By Abigail Martin
Scary teeth or cute eyes? A big nose or no nose? These decisions help decide the face, and the fate, of my jack-o’-lantern each year. Since I was young, I have always taken my time when carving pumpkins to ensure I get it just right. After all, Halloween and the corresponding holiday traditions only come around once a year!
Each October, my family and I gather on the kitchen floor to carve our pumpkins. These are some of my most cherished memories from growing up, and to this day, I have not missed a year of carving.
Before the carving can begin, we must choose a pumpkin. My favorites are the tall, skinny pumpkins — they make the best canvases. Next, the tops must be cut off, so the gutting can commence. In this step, the slimier your hands get, the better!
While removing the stringy guts of our pumpkins, we always separate the seeds, and you should, too. Roasted pumpkin seeds are easy to make and are a great snack food. According to the American Heart Association, pumpkin seeds are high in fiber and magnesium, both of which aid in heart health. Once you’ve scooped the seeds out of your pumpkin, soak them in water for a few hours to help remove the pulp from the shells. Then, add light spices and roast the seeds on a cookie sheet on the top rack of the oven for 15 to 20 minutes at 350 degrees F.
The interior of a pumpkin is also edible (think pumpkin pie, bread and soup), though different varieties are typically grown for eating versus decoration.
Interestingly, in early colonial times, pumpkins were used as an ingredient for the crust of pies, not the filling. Colonists sliced off pumpkin tops, removed seeds, and filled the insides with milk, spices and honey. This was baked in hot ashes and is the origin of pumpkin pie. Like many households, pumpkin pie is a family tradition for me in the fall, and always graces our Thanksgiving table.
Making new memories
Last year, my family inadvertently started a new pumpkin tradition. The previous fall, after our jack-o’-lanterns dried out, we threw them on the edge of our tall grasses. Then come spring, my mom wanted to clear out some of the brush, so my dad tilled up the area.
Little did we know, the pumpkin seeds had survived and were now planted. As the summer progressed, it became apparent that we were now in the pumpkin-growing business! I enjoyed watching our fruits grow and change over the summer, and I was excited for harvest in the fall.

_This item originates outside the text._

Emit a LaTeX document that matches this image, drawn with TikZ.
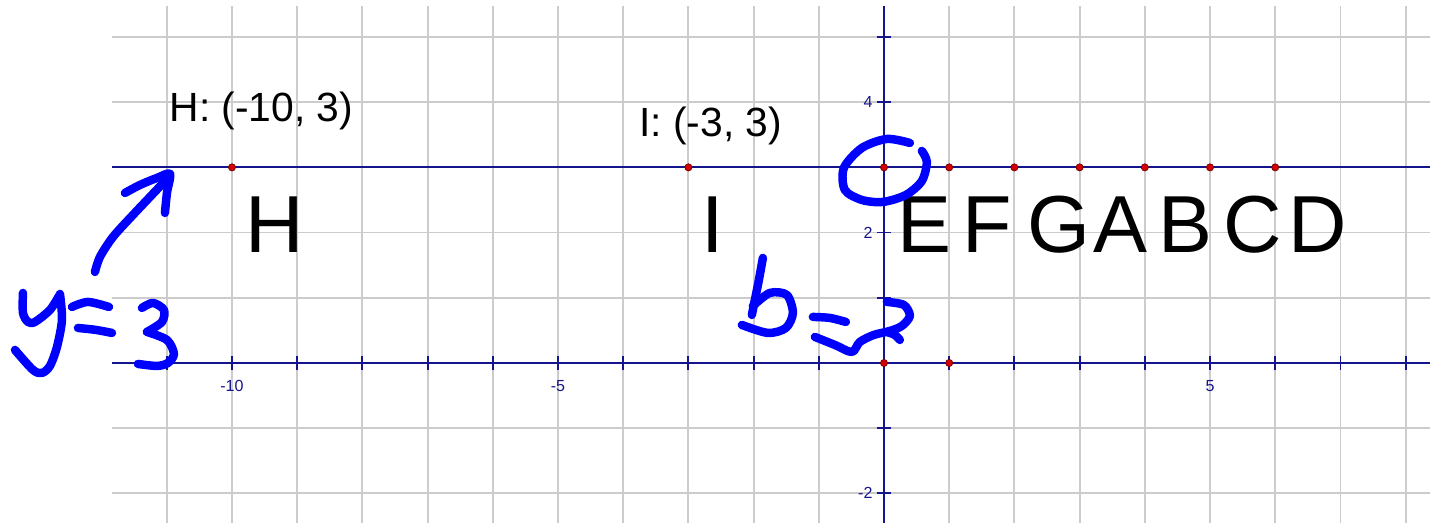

Pumpkins are typically ready for harvest three to four months after planting. When it is harvesttime, their skin should be hard enough that you can’t poke a hole with your fingernail. It is important for the longevity of the pumpkin to leave 3 to 4 inches of stem when harvesting. Some varieties of pumpkin have sharp spines on their stems, so it is a good idea to wear gloves.
In 2017, Wisconsin harvested 900 acres of pumpkins. Each year, when October rolls around, I am grateful for our Wisconsin pumpkin growers. The fruits of their labor are intertwined so closely with traditions of carving jack-o’-lanterns, roasting seeds and eating pumpkin pie with my family. This season, be sure to pick your pumpkins from a Wisconsin grower, and enjoy the challenge of carving the “perfect” face for your pumpkin.
Martin is the 72nd Alice in Dairyland.